**Exercise instructions**
Leave out every picture. Copy exactly the lines from the one holding "Convert this chart to Plotly code." through the one holding "y_tick_labels = ['0 %', '20 %', '40 %']".

——————————

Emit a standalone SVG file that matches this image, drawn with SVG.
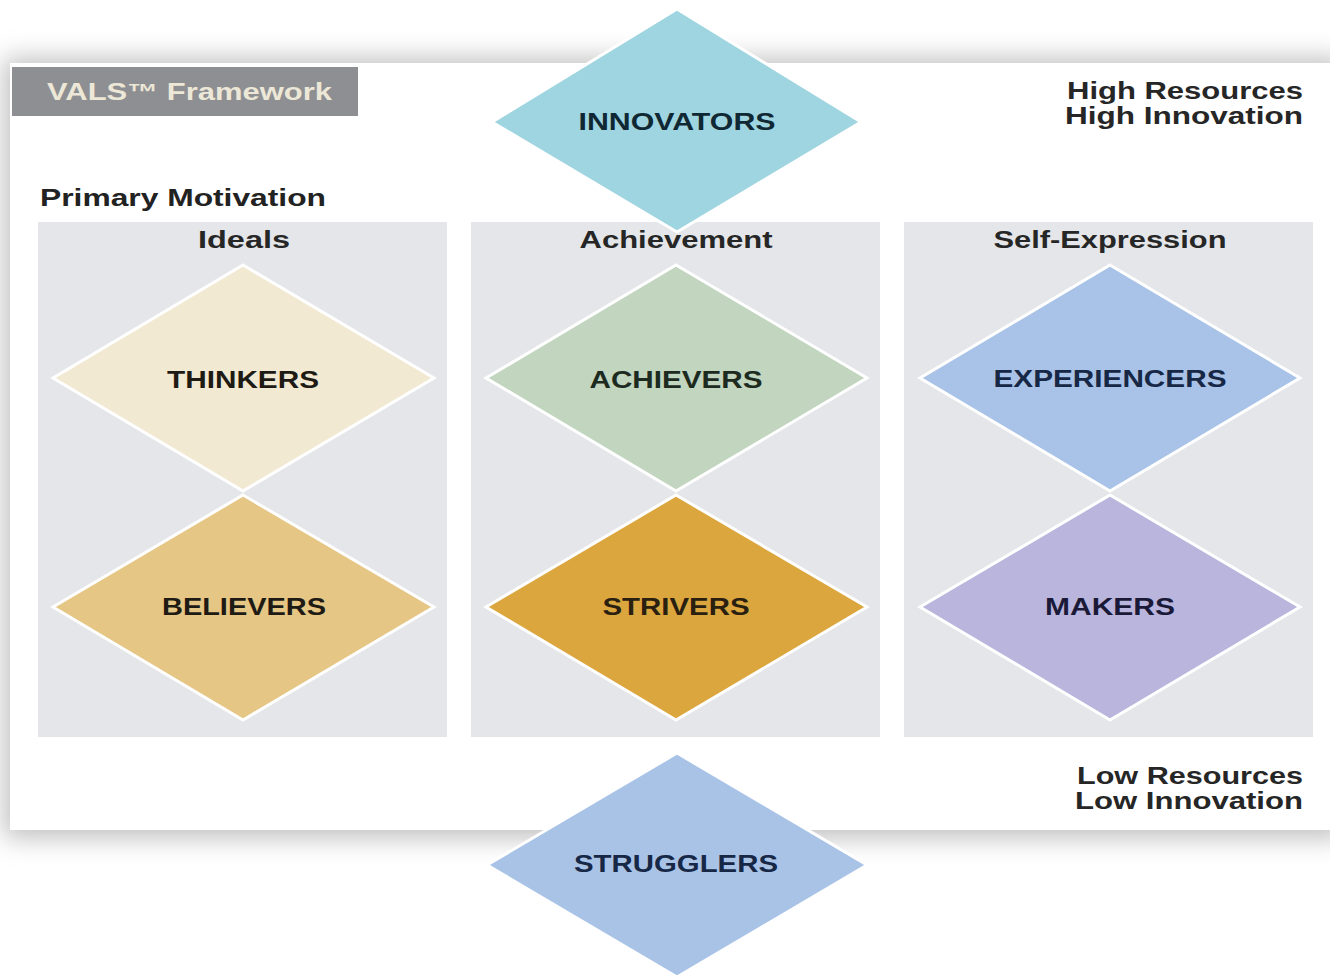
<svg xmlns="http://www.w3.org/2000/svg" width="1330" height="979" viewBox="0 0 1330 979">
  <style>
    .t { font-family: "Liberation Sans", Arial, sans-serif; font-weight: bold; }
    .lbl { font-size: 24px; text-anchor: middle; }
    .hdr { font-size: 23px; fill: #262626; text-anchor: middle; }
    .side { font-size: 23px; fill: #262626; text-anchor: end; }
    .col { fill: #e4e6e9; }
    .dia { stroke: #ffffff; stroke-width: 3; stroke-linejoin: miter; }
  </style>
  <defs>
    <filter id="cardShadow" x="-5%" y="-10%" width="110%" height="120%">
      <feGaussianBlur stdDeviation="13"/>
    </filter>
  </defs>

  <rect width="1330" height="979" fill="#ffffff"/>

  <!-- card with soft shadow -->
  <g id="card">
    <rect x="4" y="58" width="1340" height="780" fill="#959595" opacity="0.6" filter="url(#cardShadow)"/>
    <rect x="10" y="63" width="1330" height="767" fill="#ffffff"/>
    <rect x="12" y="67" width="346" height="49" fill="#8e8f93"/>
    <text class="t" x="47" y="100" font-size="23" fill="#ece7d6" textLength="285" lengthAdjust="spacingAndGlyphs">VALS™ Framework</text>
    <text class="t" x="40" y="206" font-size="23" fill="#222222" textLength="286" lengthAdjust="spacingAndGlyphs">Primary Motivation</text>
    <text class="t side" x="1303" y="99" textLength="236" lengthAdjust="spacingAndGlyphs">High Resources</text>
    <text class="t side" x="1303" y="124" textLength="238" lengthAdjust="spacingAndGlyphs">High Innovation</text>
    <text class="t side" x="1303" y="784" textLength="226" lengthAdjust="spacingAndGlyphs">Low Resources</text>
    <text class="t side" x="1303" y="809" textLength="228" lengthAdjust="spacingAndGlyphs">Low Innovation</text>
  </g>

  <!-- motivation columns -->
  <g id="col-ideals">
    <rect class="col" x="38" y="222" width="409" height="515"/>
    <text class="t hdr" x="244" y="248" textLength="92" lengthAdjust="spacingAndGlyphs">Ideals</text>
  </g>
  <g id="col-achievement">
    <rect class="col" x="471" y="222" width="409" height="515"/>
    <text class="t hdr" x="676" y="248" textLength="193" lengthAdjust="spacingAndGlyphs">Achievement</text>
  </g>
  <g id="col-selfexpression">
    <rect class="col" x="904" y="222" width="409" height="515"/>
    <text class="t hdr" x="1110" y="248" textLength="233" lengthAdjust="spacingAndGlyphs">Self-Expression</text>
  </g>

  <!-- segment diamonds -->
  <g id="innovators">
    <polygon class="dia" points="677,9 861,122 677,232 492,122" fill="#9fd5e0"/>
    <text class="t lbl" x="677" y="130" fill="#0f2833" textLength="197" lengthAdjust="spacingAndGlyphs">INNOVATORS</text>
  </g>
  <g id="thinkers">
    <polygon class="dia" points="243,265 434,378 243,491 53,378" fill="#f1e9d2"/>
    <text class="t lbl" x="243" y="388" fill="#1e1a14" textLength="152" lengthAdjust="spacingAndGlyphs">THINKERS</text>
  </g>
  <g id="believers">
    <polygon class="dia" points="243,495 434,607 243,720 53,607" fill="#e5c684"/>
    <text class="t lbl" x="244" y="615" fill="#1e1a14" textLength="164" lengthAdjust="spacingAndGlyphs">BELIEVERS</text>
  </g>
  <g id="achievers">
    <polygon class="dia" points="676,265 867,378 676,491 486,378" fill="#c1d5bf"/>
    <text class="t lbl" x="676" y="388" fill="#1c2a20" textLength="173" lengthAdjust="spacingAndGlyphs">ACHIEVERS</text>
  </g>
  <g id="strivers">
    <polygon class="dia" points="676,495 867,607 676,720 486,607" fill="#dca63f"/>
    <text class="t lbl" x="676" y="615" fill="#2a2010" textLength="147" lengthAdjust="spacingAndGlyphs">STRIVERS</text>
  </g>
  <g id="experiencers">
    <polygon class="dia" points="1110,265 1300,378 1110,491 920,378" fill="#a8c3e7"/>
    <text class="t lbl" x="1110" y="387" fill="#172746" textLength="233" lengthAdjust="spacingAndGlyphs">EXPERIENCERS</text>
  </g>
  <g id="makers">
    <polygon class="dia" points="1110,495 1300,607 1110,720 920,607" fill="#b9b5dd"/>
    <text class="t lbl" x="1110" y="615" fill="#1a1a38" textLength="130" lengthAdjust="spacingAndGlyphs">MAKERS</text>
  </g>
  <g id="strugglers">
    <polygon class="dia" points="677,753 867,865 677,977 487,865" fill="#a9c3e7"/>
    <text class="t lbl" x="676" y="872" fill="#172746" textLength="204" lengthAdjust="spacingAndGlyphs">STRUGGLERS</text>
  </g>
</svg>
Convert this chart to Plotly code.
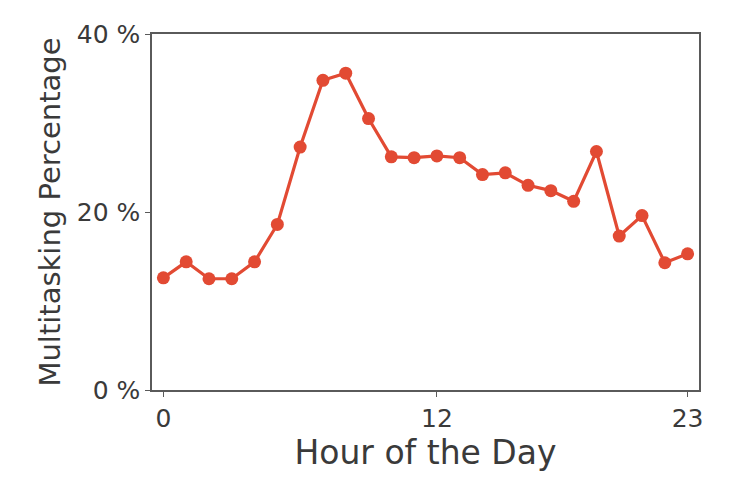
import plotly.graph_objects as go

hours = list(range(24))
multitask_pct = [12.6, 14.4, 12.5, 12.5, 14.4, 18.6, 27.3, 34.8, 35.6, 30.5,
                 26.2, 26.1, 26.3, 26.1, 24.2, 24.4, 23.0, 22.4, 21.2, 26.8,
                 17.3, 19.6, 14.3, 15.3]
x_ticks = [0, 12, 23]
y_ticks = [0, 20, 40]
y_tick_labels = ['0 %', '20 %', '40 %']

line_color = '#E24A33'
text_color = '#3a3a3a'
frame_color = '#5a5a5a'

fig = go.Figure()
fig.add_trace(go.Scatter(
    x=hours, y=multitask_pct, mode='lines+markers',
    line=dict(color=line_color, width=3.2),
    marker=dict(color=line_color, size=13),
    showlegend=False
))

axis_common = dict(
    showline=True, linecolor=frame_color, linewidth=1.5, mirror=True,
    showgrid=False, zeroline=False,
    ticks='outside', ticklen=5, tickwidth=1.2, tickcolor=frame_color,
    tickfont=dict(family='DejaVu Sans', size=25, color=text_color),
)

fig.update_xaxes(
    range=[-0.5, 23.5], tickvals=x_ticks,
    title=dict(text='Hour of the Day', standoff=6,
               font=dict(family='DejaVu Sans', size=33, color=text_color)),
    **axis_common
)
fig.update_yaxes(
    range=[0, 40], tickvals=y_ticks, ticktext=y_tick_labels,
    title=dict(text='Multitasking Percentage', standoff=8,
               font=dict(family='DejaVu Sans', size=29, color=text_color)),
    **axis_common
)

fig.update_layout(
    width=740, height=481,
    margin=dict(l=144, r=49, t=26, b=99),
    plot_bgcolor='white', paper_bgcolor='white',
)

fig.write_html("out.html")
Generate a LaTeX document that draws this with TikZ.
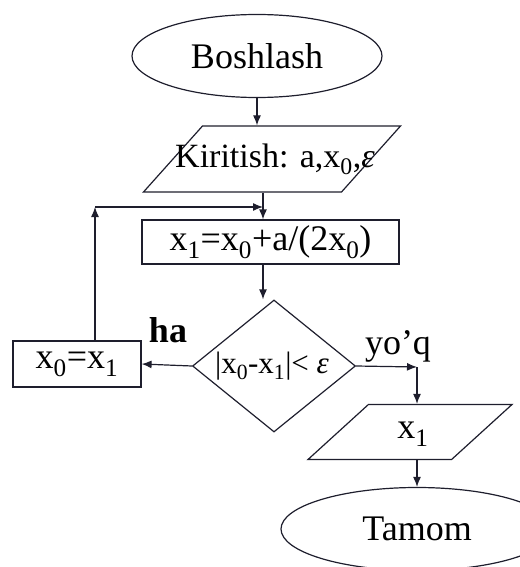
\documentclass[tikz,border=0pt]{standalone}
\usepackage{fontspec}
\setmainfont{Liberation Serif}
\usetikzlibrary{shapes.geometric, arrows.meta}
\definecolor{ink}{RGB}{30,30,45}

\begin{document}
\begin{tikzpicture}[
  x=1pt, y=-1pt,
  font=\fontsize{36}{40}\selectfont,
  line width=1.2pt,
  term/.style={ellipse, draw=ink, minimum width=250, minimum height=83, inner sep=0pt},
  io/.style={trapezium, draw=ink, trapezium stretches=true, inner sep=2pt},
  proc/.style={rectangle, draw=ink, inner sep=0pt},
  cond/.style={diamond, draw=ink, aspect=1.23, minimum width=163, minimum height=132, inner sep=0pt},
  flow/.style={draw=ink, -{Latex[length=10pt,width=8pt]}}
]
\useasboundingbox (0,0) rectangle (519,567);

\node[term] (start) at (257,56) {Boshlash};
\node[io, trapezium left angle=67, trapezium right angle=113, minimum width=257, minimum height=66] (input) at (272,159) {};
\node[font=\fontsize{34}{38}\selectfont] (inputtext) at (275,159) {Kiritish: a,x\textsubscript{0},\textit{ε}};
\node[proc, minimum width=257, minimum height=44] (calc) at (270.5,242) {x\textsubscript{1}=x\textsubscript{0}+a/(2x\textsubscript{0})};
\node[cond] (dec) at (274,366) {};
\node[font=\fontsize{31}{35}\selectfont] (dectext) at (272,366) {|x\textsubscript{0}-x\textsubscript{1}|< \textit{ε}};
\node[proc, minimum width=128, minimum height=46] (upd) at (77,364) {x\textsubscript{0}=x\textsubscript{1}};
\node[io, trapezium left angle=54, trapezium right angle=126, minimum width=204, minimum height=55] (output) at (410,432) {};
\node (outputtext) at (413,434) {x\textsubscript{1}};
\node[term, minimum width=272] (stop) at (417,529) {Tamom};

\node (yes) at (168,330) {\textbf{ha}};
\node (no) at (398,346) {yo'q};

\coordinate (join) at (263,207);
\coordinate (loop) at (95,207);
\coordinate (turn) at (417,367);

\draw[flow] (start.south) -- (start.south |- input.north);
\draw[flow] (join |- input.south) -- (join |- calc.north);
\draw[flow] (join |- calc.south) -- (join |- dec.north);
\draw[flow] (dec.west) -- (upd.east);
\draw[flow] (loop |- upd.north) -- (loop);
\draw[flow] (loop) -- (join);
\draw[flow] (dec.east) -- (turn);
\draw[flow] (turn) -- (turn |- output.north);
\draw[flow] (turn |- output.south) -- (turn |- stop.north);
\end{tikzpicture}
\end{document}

——————————

**Full output**
Convert this chart to Plotly code.
import plotly.graph_objects as go

hours = list(range(24))
multitask_pct = [12.6, 14.4, 12.5, 12.5, 14.4, 18.6, 27.3, 34.8, 35.6, 30.5,
                 26.2, 26.1, 26.3, 26.1, 24.2, 24.4, 23.0, 22.4, 21.2, 26.8,
                 17.3, 19.6, 14.3, 15.3]
x_ticks = [0, 12, 23]
y_ticks = [0, 20, 40]
y_tick_labels = ['0 %', '20 %', '40 %']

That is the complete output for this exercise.